Ketua Umum GNPK-RI Pusat, Basri Utomo mengungkapkan bahwa, awalnya pihaknya melihat ada suatu kejanggalan di dalam aplikasi LKPP Kota Pekalongan, dimana di dalam SIRUP termuat pengadaan obat di RS Djunaid dan RS Budi Rahayu, tetapi sumber anggarannya dari APBD Tahun 2022. Sedangkan, pihaknya menilai, hal itu perlu dipertanyakan. Kemudian, di lain hari, sumber anggaran direvisi menjadi dari BLUD, lain harinya lagi kemudian dihapus. Sehingga, hal tersebut perlu adanya klarifikasi, mengingat aturannya jelas. Dimana, menurutnya Pemerintah Kota Pekalongan tidak boleh memfasilitasi pengadaan obat secara purchasing itu dari Rumah Sakit Swasta, sebab hal ini sudah diatur dalam edaran LKPP. 

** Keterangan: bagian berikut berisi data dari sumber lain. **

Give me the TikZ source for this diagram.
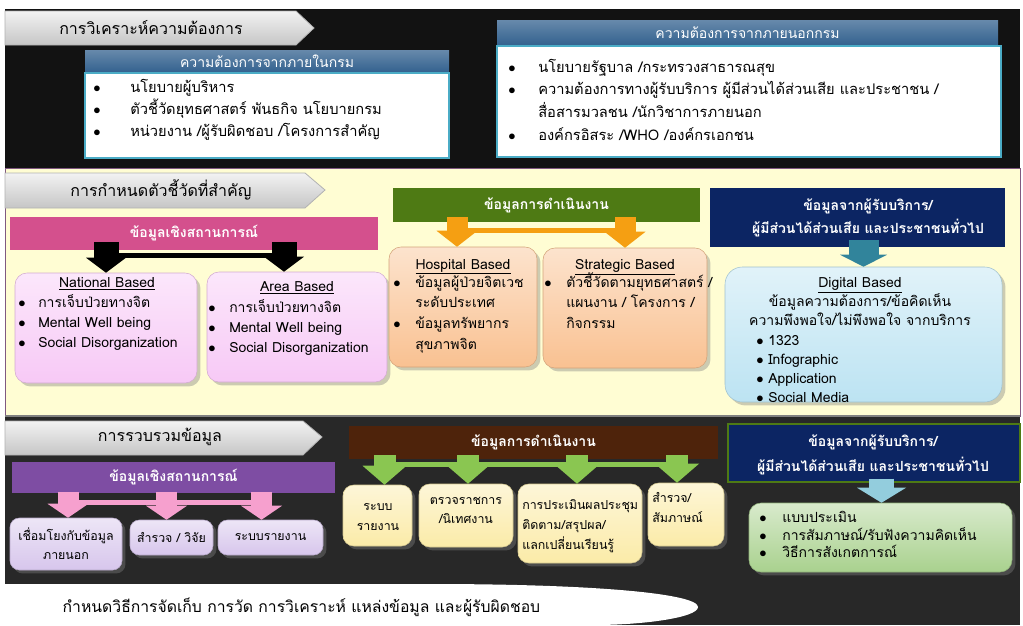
\documentclass[tikz,border=0pt]{standalone}
\usepackage{fontspec}
\setmainfont[Script=Thai]{Loma}
\usetikzlibrary{arrows.meta,fit,calc,shadows}

\definecolor{bandblack}{HTML}{121212}
\definecolor{bandcream}{HTML}{FFFDD3}
\definecolor{banddark}{HTML}{282828}
\definecolor{titleblue}{HTML}{34628F}
\definecolor{frameteal}{HTML}{4BACC6}
\definecolor{sitpink}{HTML}{D4508D}
\definecolor{boxpink}{HTML}{F7C9F6}
\definecolor{opgreen}{HTML}{4E7A14}
\definecolor{arrorange}{HTML}{F59F12}
\definecolor{boxpeach}{HTML}{F9C191}
\definecolor{navy}{HTML}{0C2563}
\definecolor{arrteal}{HTML}{31849B}
\definecolor{boxblue}{HTML}{BCE3F2}
\definecolor{sitpurple}{HTML}{7E4DA3}
\definecolor{arrpink}{HTML}{F6A0CE}
\definecolor{boxlav}{HTML}{D7C6EC}
\definecolor{opbrown}{HTML}{4E230B}
\definecolor{arrgreen}{HTML}{8AC651}
\definecolor{boxcream}{HTML}{FBEBA8}
\definecolor{arrsky}{HTML}{93CDDD}
\definecolor{boxgreen}{HTML}{A9D18E}

\newcommand{\itm}[1]{$\bullet$ & #1\\}
\newcommand{\cnt}[1]{& #1\\}

\tikzset{
  chev/.style={top color=gray!10, bottom color=gray!45, draw=gray!60, line width=0.6pt},
  head/.style={font=\fontsize{12}{15}\selectfont, text=black},
  tbar/.style={inner sep=0pt, top color=titleblue!75, bottom color=titleblue},
  frame/.style={inner sep=0pt, fill=white, draw=frameteal, line width=2pt},
  bar/.style={inner sep=0pt, fill=#1},
  bartxt/.style={text=white, align=center, font=\fontsize{10.5}{14}\selectfont\bfseries},
  box/.style={inner sep=0pt, rounded corners=9pt, top color=#1!45, bottom color=#1, draw=#1!85!black, line width=0.4pt, drop shadow={opacity=0.4}},
  lst/.style={anchor=base west, inner sep=0pt},
  ctr/.style={anchor=base, inner sep=0pt},
  small/.style={font=\fontsize{9.3}{14.25}\selectfont},
  barr/.style n args={4}{draw=#1, line width=#2, -{Triangle[width=#3, length=#4, line width=0pt]}},
  link/.style={draw=#1, line width=3.75pt}
}

\begin{document}
\begin{tikzpicture}[x=0.75pt,y=0.75pt,yscale=-1,xscale=1]
\useasboundingbox (0,0) rectangle (1023,625);
\fill[white] (0,0) rectangle (1023,625);

%Bands
\fill[bandblack] (5,9) rectangle (1020,168);
\filldraw[fill=bandcream, draw=gray!70!violet, line width=0.6pt] (5,168) rectangle (1020,416);
\fill[banddark] (5,416) rectangle (1020,625);
\draw[gray, line width=1.2pt] (5,416) -- (1020,416);

%Shape: Chevron -- needs analysis
\shade[chev] (5,11) -- (296,11) -- (314,28) -- (296,45) -- (5,45) -- cycle;
\node[head] (hdneed) at (151,28) {การวิเคราะห์ความต้องการ};

%Internal needs
\node[tbar, fit={(85,50) (449,72)}] (inbar) {};
\node[bartxt, font=\fontsize{10.5}{14}\selectfont] (inbartxt) at (inbar) {ความต้องการจากภายในกรม};
\node[frame, fit={(85,73) (449,158)}] (inbox) {};
\node[lst, font=\fontsize{11}{16.5}\selectfont] (inlist) at (93,92) {\begin{tabular}[t]{@{}p{27.75pt}@{}l@{}}
\itm{นโยบายผู้บริหาร}
\itm{ตัวชี้วัดยุทธศาสตร์ พันธกิจ นโยบายกรม}
\itm{หน่วยงาน /ผู้รับผิดชอบ /โครงการสำคัญ}
\end{tabular}};

%External needs
\node[tbar, fit={(497,20) (998,45)}] (exbar) {};
\node[bartxt, font=\fontsize{10.5}{14}\selectfont] (exbartxt) at (exbar) {ความต้องการจากภายนอกกรม};
\node[frame, fit={(497,46) (1001,157)}] (exbox) {};
\node[lst, font=\fontsize{11}{17}\selectfont] (exlist) at (508,72) {\begin{tabular}[t]{@{}p{22.5pt}@{}l@{}}
\itm{นโยบายรัฐบาล /กระทรวงสาธารณสุข}
\itm{ความต้องการทางผู้รับบริการ ผู้มีส่วนได้ส่วนเสีย และประชาชน /}
\cnt{สื่อสารมวลชน /นักวิชาการภายนอก}
\itm{องค์กรอิสระ /WHO /องค์กรเอกชน}
\end{tabular}};

%Shape: Chevron -- key indicators
\shade[chev] (5,173) -- (305,173) -- (325,190) -- (305,208) -- (5,208) -- cycle;
\node[head] (hdind) at (161,190) {การกำหนดตัวชี้วัดที่สำคัญ};

\node[bar=sitpink, fit={(10,217) (378,250)}] (sit) {};
\node[bartxt] (sittxt) at (sit) {ข้อมูลเชิงสถานการณ์};
\node[box=boxpink, fit={(15,273) (197,383)}] (natl) {};
\node[box=boxpink, fit={(207,272) (387,382)}] (area) {};
\node[ctr, font=\fontsize{10.5}{15}\selectfont] (natlhd) at (107,287) {\underline{National Based}};
\node[lst, font=\fontsize{10.5}{15}\selectfont] (natllist) at (18,307) {\begin{tabular}[t]{@{}p{15pt}@{}l@{}}
\itm{การเจ็บป่วยทางจิต}
\itm{Mental Well being}
\itm{Social Disorganization}
\end{tabular}};
\node[ctr, font=\fontsize{10.5}{15}\selectfont] (areahd) at (297,291) {\underline{Area Based}};
\node[lst, font=\fontsize{10.5}{15}\selectfont] (arealist) at (208,312) {\begin{tabular}[t]{@{}p{15.75pt}@{}l@{}}
\itm{การเจ็บป่วยทางจิต}
\itm{Mental Well being}
\itm{Social Disorganization}
\end{tabular}};

\node[bar=opgreen, fit={(393,188) (700,222)}] (opd) {};
\node[bartxt] (opdtxt) at (opd) {ข้อมูลการดำเนินงาน};
\node[box=boxpeach, fit={(389,247) (537,367)}] (hosp) {};
\node[box=boxpeach, fit={(543,248) (707,368)}] (strat) {};
\node[ctr, font=\fontsize{10.5}{15}\selectfont] (hosphd) at (463,269) {\underline{Hospital Based}};
\node[lst, font=\fontsize{10.5}{15.5}\selectfont] (hosplist) at (393,287) {\begin{tabular}[t]{@{}p{16.5pt}@{}l@{}}
\itm{ข้อมูลผู้ป่วยจิตเวช}
\cnt{ระดับประเทศ}
\itm{ข้อมูลทรัพยากร}
\cnt{สุขภาพจิต}
\end{tabular}};
\node[ctr, font=\fontsize{10.5}{15}\selectfont] (strathd) at (625,269) {\underline{Strategic Based}};
\node[lst, font=\fontsize{10.5}{15.5}\selectfont] (stratlist) at (544,287) {\begin{tabular}[t]{@{}p{16.5pt}@{}l@{}}
\itm{ตัวชี้วัดตามยุทธศาสตร์ /}
\cnt{แผนงาน / โครงการ /}
\cnt{กิจกรรม}
\end{tabular}};

\node[bar=navy, fit={(710,188) (1005,247)}] (svc) {};
\node[bartxt, font=\fontsize{10.5}{17}\selectfont\bfseries] (svctxt) at (868,218) {ข้อมูลจากผู้รับบริการ/\\ผู้มีส่วนได้ส่วนเสีย และประชาชนทั่วไป};
\node[box=boxblue, rounded corners=13pt, fit={(725,267) (1002,402)}] (dig) {};
\node[ctr, font=\fontsize{10.5}{14.5}\selectfont] (dighd) at (860,287) {\begin{tabular}[t]{@{}c@{}}
\underline{Digital Based}\\
ข้อมูลความต้องการ/ข้อคิดเห็น\\
ความพึงพอใจ/ไม่พึงพอใจ จากบริการ
\end{tabular}};
\node[lst, font=\fontsize{10.5}{14.2}\selectfont] (diglist) at (756,345.5) {\begin{tabular}[t]{@{}p{9pt}@{}l@{}}
\itm{1323}
\itm{Infographic}
\itm{Application}
\itm{Social Media}
\end{tabular}};

%Arrows -- key indicators
\draw[link=black] ($(natl.north |- sit.south)+(0,5)$) -- ($(area.north |- sit.south)+(-13,5)$);
\draw[barr={black}{18.75pt}{30pt}{11.25pt}] ($(natl.north |- sit.south)+(0,-8)$) -- (natl.north);
\draw[barr={black}{18.75pt}{30pt}{11.25pt}] ($(area.north |- sit.south)+(-13,-8)$) -- ($(area.north)+(-13,0)$);
\draw[link=arrorange] ($(hosp.north |- opd.south)+(-6,8)$) -- ($(strat.north |- opd.south)+(0,8)$);
\draw[barr={arrorange}{15.75pt}{30.75pt}{12pt}] ($(hosp.north |- opd.south)+(-6,-5)$) -- ($(hosp.north)+(-6,0)$);
\draw[barr={arrorange}{15.75pt}{30.75pt}{12pt}] ($(strat.north |- opd.south)+(0,-5)$) -- (strat.north);
\draw[barr={arrteal}{22.5pt}{35.25pt}{9pt}] ($(dig.north |- svc.south)+(0,-7)$) -- (dig.north);

%Shape: Chevron -- data collection
\shade[chev] (5,421) -- (303,421) -- (322,437) -- (303,455) -- (5,455) -- cycle;
\node[head] (hdcol) at (160,437) {การรวบรวมข้อมูล};

\node[bar=sitpurple, fit={(12,462) (335,493)}] (sit3) {};
\node[bartxt] (sit3txt) at (sit3) {ข้อมูลเชิงสถานการณ์};
\node[box=boxlav, rounded corners=7pt, fit={(10,518) (122,570)}] (lnk) {};
\node[box=boxlav, rounded corners=7pt, fit={(130,520) (213,555)}] (srv) {};
\node[box=boxlav, rounded corners=7pt, fit={(218,520) (323,555)}] (rpt) {};
\node[small, align=center] (lnktxt) at (lnk) {เชื่อมโยงกับข้อมูล\\ภายนอก};
\node[small] (srvtxt) at (srv) {สำรวจ / วิจัย};
\node[small] (rpttxt) at (rpt) {ระบบรายงาน};

\node[bar=opbrown, fit={(349,426) (718,459)}] (opd3) {};
\node[bartxt] (opd3txt) at (opd3) {ข้อมูลการดำเนินงาน};
\node[box=boxcream, rounded corners=8pt, fit={(343,485) (412,546)}] (sysr) {};
\node[box=boxcream, rounded corners=8pt, fit={(419,484) (513,547)}] (insp) {};
\node[box=boxcream, rounded corners=8pt, fit={(518,484) (642,563)}] (eval) {};
\node[box=boxcream, rounded corners=8pt, fit={(648,483) (724,546)}] (intv) {};
\node[small, font=\fontsize{9.3}{15}\selectfont, align=center] (sysrtxt) at (378,517) {ระบบ\\รายงาน};
\node[small, align=center] (insptxt) at (466,510) {ตรวจราชการ\\/นิเทศงาน};
\node[lst, small, font=\fontsize{9.3}{15}\selectfont] (evaltxt) at (522,509) {\begin{tabular}[t]{@{}l@{}}
การประเมินผลประชุม\\
ติดตาม/สรุปผล/\\
แลกเปลี่ยนเรียนรู้
\end{tabular}};
\node[lst, small, font=\fontsize{9.3}{15}\selectfont] (intvtxt) at (652,502) {\begin{tabular}[t]{@{}l@{}}
สำรวจ/\\
สัมภาษณ์
\end{tabular}};

\node[bar=navy, draw=opgreen, line width=1pt, fit={(728,424) (1020,482)}] (svc3) {};
\node[bartxt, font=\fontsize{10.5}{18.75}\selectfont\bfseries] (svc3txt) at (873,455) {ข้อมูลจากผู้รับบริการ/\\ผู้มีส่วนได้ส่วนเสีย และประชาชนทั่วไป};
\node[box=boxgreen, rounded corners=9pt, fit={(749,503) (1012,572)}] (grn) {};
\node[lst, font=\fontsize{10.5}{13.1}\selectfont] (grnlist) at (759,522) {\begin{tabular}[t]{@{}p{17.25pt}@{}l@{}}
\itm{แบบประเมิน}
\itm{การสัมภาษณ์/รับฟังความคิดเห็น}
\itm{วิธีการสังเกตการณ์}
\end{tabular}};

%Arrows -- data collection
\draw[link=arrpink] ($(lnk.north |- sit3.south)+(2,9)$) -- ($(rpt.north |- sit3.south)+(-9,9)$);
\draw[barr={arrpink}{15.75pt}{30.75pt}{10.5pt}] ($(lnk.north |- sit3.south)+(2,-1)$) -- ($(lnk.north)+(2,0)$);
\draw[barr={arrpink}{15.75pt}{30.75pt}{10.5pt}] ($(srv.north |- sit3.south)+(-5,-1)$) -- ($(srv.north)+(-5,0)$);
\draw[barr={arrpink}{15.75pt}{30.75pt}{10.5pt}] ($(rpt.north |- sit3.south)+(-9,-1)$) -- ($(rpt.north)+(-9,0)$);
\draw[link=arrgreen] ($(sysr.north |- opd3.south)+(7,5)$) -- ($(intv.north |- opd3.south)+(-9,5)$);
\draw[barr={arrgreen}{16.5pt}{33pt}{14.25pt}] ($(sysr.north |- opd3.south)+(7,-4)$) -- ($(sysr.north)+(7,0)$);
\draw[barr={arrgreen}{16.5pt}{33pt}{14.25pt}] ($(insp.north |- opd3.south)+(2,-4)$) -- ($(insp.north)+(2,0)$);
\draw[barr={arrgreen}{16.5pt}{33pt}{14.25pt}] ($(eval.north |- opd3.south)+(-3,-4)$) -- ($(eval.north)+(-3,0)$);
\draw[barr={arrgreen}{16.5pt}{33pt}{14.25pt}] ($(intv.north |- opd3.south)+(-9,-4)$) -- ($(intv.north)+(-9,0)$);
\draw[barr={arrsky}{18.75pt}{36.75pt}{11.25pt}] ($(grn.north |- svc3.south)+(1,-4)$) -- ($(grn.north)+(1,0)$);

%Shape: bottom banner
\fill[white] (5,584) -- (430,584) .. controls (600,584) and (698,594) .. (698,607) .. controls (698,618) and (640,625) .. (595,625) -- (5,625) -- cycle;
\node[anchor=west, font=\fontsize{11.8}{15}\selectfont] (plan) at (58,607) {กำหนดวิธีการจัดเก็บ การวัด การวิเคราะห์ แหล่งข้อมูล และผู้รับผิดชอบ};
\end{tikzpicture}
\end{document}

“Sudah diatur dalam Permenkes RI Nomor 5 Tahun 2019 dari pasal awal sampai 10 itu sudah jelas. Jadi, kalau rumah sakit swasta itu wajib membeli obat melalui e-catalogue, sehingga melalui e-purchasing,” ucap Basri.

Lanjutnya, untuk mendapatkan akun e-purchasing itu, rumah sakit-rumah sakit swasta yang bekerjasama dengan layanan Jaminan Kesehatan Nasional (JKN) itu harus melaporkan RKO (Rencana Kebutuhan Obat) tiap tahun kepada  Menteri Kesehatan. Setelah itu, Menteri Kesehatan nantinya akan mengeluarkan akun e-purchasing pada rumah sakit yang bersangkutan , sehingga bisa langsung belanja melalui e-catalogue dan terhindar dari kekeliruan secara manual. 

“Sementara, yang dilakukan kemarin itu Pemerintah Kota Pekalongan memfasilitasi pembelian purchasing. Tujuannya benar, karena kalau tidak membeli secara e-catalogue, nanti klaim kepada BPJS Kesehatan tidak bisa keluar. Sebab, BPJS Kesehatan dasarnya dari obat-obatan yang terdaftar di e-catalogue tersebut. Dalam aturannya, akunnya sendiri dari kementerian, melalui LPSE Kementerian Kesehatan. Setiap rumah sakit, satu akun, dan tidak boleh diberikan kepada orang lain. Pasca audiensi ini, apapun tadi jawabannya banyak juga hal yang tidak sesuai Saya harapkan, tetapi tidak masalah, yang terpenting Saya sudah meluruskan, ini baru SIRUP menghasilkan perencanaan, belum tentu sudah dilaksanakan, apalagi sudah dihapus ini karena ketentuan e-purchasing harus termuat dalam SIRUP,” tandas Basri.